--- BEGIN ---
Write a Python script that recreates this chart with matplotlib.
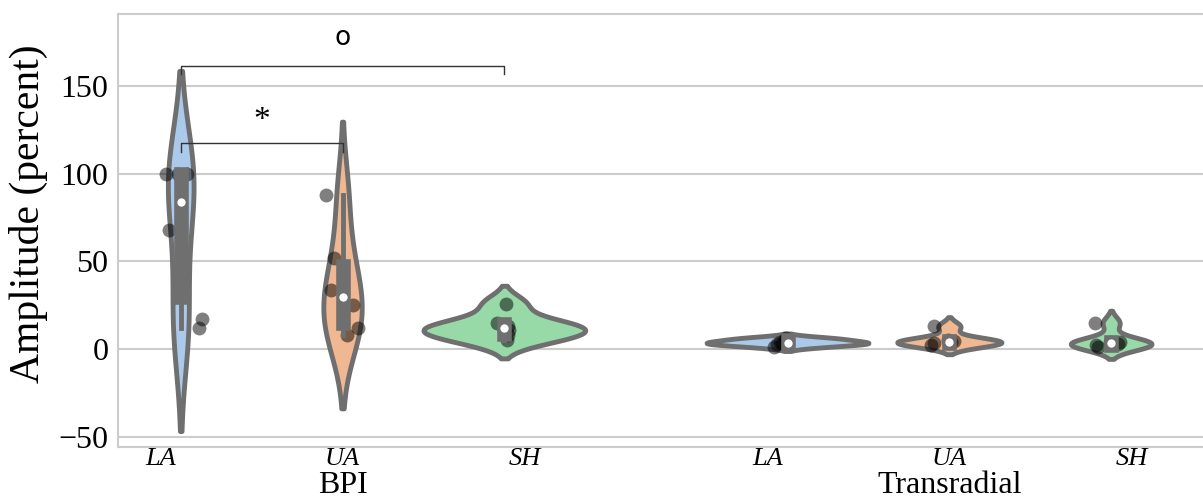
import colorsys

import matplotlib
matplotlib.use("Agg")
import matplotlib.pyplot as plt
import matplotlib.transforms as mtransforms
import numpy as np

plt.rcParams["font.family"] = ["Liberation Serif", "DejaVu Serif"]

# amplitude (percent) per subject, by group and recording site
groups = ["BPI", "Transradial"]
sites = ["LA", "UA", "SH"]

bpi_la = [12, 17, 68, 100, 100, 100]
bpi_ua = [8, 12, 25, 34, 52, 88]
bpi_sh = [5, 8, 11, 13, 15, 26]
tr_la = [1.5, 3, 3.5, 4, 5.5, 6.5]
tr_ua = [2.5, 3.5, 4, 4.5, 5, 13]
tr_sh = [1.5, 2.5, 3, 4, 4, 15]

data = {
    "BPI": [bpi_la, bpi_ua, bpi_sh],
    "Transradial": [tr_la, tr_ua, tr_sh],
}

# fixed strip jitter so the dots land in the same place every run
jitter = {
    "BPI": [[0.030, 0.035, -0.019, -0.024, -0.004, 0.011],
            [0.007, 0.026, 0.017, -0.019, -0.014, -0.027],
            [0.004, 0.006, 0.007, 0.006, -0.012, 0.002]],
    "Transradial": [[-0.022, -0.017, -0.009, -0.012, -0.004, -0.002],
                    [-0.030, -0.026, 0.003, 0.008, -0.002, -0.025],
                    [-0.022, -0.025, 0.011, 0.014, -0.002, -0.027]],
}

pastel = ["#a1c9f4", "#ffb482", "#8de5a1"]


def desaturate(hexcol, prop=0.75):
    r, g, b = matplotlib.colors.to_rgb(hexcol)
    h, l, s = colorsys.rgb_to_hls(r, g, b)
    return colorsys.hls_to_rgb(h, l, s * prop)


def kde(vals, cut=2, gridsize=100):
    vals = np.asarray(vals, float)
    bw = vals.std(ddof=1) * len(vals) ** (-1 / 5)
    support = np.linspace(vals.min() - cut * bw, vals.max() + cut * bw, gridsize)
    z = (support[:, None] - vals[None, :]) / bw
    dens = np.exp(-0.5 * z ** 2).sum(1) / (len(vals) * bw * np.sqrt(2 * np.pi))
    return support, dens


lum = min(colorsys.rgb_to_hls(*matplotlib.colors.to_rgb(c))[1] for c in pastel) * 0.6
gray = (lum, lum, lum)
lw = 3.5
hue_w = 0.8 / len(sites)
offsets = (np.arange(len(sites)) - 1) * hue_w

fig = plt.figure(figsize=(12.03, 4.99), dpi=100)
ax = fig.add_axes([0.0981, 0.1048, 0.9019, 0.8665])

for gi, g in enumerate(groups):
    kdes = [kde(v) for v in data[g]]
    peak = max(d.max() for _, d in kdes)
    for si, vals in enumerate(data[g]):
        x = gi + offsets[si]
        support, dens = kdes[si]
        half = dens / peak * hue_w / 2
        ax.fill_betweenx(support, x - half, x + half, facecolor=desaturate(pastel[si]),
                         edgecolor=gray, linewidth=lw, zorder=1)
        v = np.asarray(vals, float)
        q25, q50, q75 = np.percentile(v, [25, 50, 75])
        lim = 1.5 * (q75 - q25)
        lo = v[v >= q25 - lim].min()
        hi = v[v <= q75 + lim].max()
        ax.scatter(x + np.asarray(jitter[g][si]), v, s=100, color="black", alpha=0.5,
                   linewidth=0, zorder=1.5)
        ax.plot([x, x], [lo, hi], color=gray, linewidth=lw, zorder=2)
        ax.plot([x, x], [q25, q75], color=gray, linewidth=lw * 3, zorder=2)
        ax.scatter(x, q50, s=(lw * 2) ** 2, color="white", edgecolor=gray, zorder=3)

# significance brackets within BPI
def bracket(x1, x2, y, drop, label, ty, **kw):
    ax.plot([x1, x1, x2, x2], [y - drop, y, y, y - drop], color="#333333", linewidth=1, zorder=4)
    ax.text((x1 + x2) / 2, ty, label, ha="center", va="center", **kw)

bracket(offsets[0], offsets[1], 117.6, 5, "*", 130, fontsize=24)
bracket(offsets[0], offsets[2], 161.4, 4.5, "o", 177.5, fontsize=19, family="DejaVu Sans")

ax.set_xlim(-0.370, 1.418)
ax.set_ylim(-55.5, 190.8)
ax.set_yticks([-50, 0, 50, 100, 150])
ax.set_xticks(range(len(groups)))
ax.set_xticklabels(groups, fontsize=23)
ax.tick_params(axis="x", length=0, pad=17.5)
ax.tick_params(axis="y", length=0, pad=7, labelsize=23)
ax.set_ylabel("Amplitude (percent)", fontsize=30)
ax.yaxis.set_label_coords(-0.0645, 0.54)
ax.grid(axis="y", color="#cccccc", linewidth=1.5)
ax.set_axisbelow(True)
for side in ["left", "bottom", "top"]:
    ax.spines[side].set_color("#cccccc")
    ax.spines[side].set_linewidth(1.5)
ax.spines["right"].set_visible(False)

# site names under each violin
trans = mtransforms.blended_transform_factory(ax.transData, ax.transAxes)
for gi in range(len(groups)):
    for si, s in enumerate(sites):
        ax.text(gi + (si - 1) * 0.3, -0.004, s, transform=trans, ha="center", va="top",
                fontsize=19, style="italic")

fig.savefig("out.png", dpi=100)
--- END ---
_DIRECTIONS FOR THIS TASK_
Without including any pictures, reproduce the listing exactly.

_SOLUTION TO THE EXERCISE_
Write a Python script that recreates this chart with matplotlib.
import colorsys

import matplotlib
matplotlib.use("Agg")
import matplotlib.pyplot as plt
import matplotlib.transforms as mtransforms
import numpy as np

plt.rcParams["font.family"] = ["Liberation Serif", "DejaVu Serif"]

# amplitude (percent) per subject, by group and recording site
groups = ["BPI", "Transradial"]
sites = ["LA", "UA", "SH"]

bpi_la = [12, 17, 68, 100, 100, 100]
bpi_ua = [8, 12, 25, 34, 52, 88]
bpi_sh = [5, 8, 11, 13, 15, 26]
tr_la = [1.5, 3, 3.5, 4, 5.5, 6.5]
tr_ua = [2.5, 3.5, 4, 4.5, 5, 13]
tr_sh = [1.5, 2.5, 3, 4, 4, 15]

data = {
    "BPI": [bpi_la, bpi_ua, bpi_sh],
    "Transradial": [tr_la, tr_ua, tr_sh],
}

# fixed strip jitter so the dots land in the same place every run
jitter = {
    "BPI": [[0.030, 0.035, -0.019, -0.024, -0.004, 0.011],
            [0.007, 0.026, 0.017, -0.019, -0.014, -0.027],
            [0.004, 0.006, 0.007, 0.006, -0.012, 0.002]],
    "Transradial": [[-0.022, -0.017, -0.009, -0.012, -0.004, -0.002],
                    [-0.030, -0.026, 0.003, 0.008, -0.002, -0.025],
                    [-0.022, -0.025, 0.011, 0.014, -0.002, -0.027]],
}

pastel = ["#a1c9f4", "#ffb482", "#8de5a1"]


def desaturate(hexcol, prop=0.75):
    r, g, b = matplotlib.colors.to_rgb(hexcol)
    h, l, s = colorsys.rgb_to_hls(r, g, b)
    return colorsys.hls_to_rgb(h, l, s * prop)


def kde(vals, cut=2, gridsize=100):
    vals = np.asarray(vals, float)
    bw = vals.std(ddof=1) * len(vals) ** (-1 / 5)
    support = np.linspace(vals.min() - cut * bw, vals.max() + cut * bw, gridsize)
    z = (support[:, None] - vals[None, :]) / bw
    dens = np.exp(-0.5 * z ** 2).sum(1) / (len(vals) * bw * np.sqrt(2 * np.pi))
    return support, dens


lum = min(colorsys.rgb_to_hls(*matplotlib.colors.to_rgb(c))[1] for c in pastel) * 0.6
gray = (lum, lum, lum)
lw = 3.5
hue_w = 0.8 / len(sites)
offsets = (np.arange(len(sites)) - 1) * hue_w

fig = plt.figure(figsize=(12.03, 4.99), dpi=100)
ax = fig.add_axes([0.0981, 0.1048, 0.9019, 0.8665])

for gi, g in enumerate(groups):
    kdes = [kde(v) for v in data[g]]
    peak = max(d.max() for _, d in kdes)
    for si, vals in enumerate(data[g]):
        x = gi + offsets[si]
        support, dens = kdes[si]
        half = dens / peak * hue_w / 2
        ax.fill_betweenx(support, x - half, x + half, facecolor=desaturate(pastel[si]),
                         edgecolor=gray, linewidth=lw, zorder=1)
        v = np.asarray(vals, float)
        q25, q50, q75 = np.percentile(v, [25, 50, 75])
        lim = 1.5 * (q75 - q25)
        lo = v[v >= q25 - lim].min()
        hi = v[v <= q75 + lim].max()
        ax.scatter(x + np.asarray(jitter[g][si]), v, s=100, color="black", alpha=0.5,
                   linewidth=0, zorder=1.5)
        ax.plot([x, x], [lo, hi], color=gray, linewidth=lw, zorder=2)
        ax.plot([x, x], [q25, q75], color=gray, linewidth=lw * 3, zorder=2)
        ax.scatter(x, q50, s=(lw * 2) ** 2, color="white", edgecolor=gray, zorder=3)

# significance brackets within BPI
def bracket(x1, x2, y, drop, label, ty, **kw):
    ax.plot([x1, x1, x2, x2], [y - drop, y, y, y - drop], color="#333333", linewidth=1, zorder=4)
    ax.text((x1 + x2) / 2, ty, label, ha="center", va="center", **kw)

bracket(offsets[0], offsets[1], 117.6, 5, "*", 130, fontsize=24)
bracket(offsets[0], offsets[2], 161.4, 4.5, "o", 177.5, fontsize=19, family="DejaVu Sans")

ax.set_xlim(-0.370, 1.418)
ax.set_ylim(-55.5, 190.8)
ax.set_yticks([-50, 0, 50, 100, 150])
ax.set_xticks(range(len(groups)))
ax.set_xticklabels(groups, fontsize=23)
ax.tick_params(axis="x", length=0, pad=17.5)
ax.tick_params(axis="y", length=0, pad=7, labelsize=23)
ax.set_ylabel("Amplitude (percent)", fontsize=30)
ax.yaxis.set_label_coords(-0.0645, 0.54)
ax.grid(axis="y", color="#cccccc", linewidth=1.5)
ax.set_axisbelow(True)
for side in ["left", "bottom", "top"]:
    ax.spines[side].set_color("#cccccc")
    ax.spines[side].set_linewidth(1.5)
ax.spines["right"].set_visible(False)

# site names under each violin
trans = mtransforms.blended_transform_factory(ax.transData, ax.transAxes)
for gi in range(len(groups)):
    for si, s in enumerate(sites):
        ax.text(gi + (si - 1) * 0.3, -0.004, s, transform=trans, ha="center", va="top",
                fontsize=19, style="italic")

fig.savefig("out.png", dpi=100)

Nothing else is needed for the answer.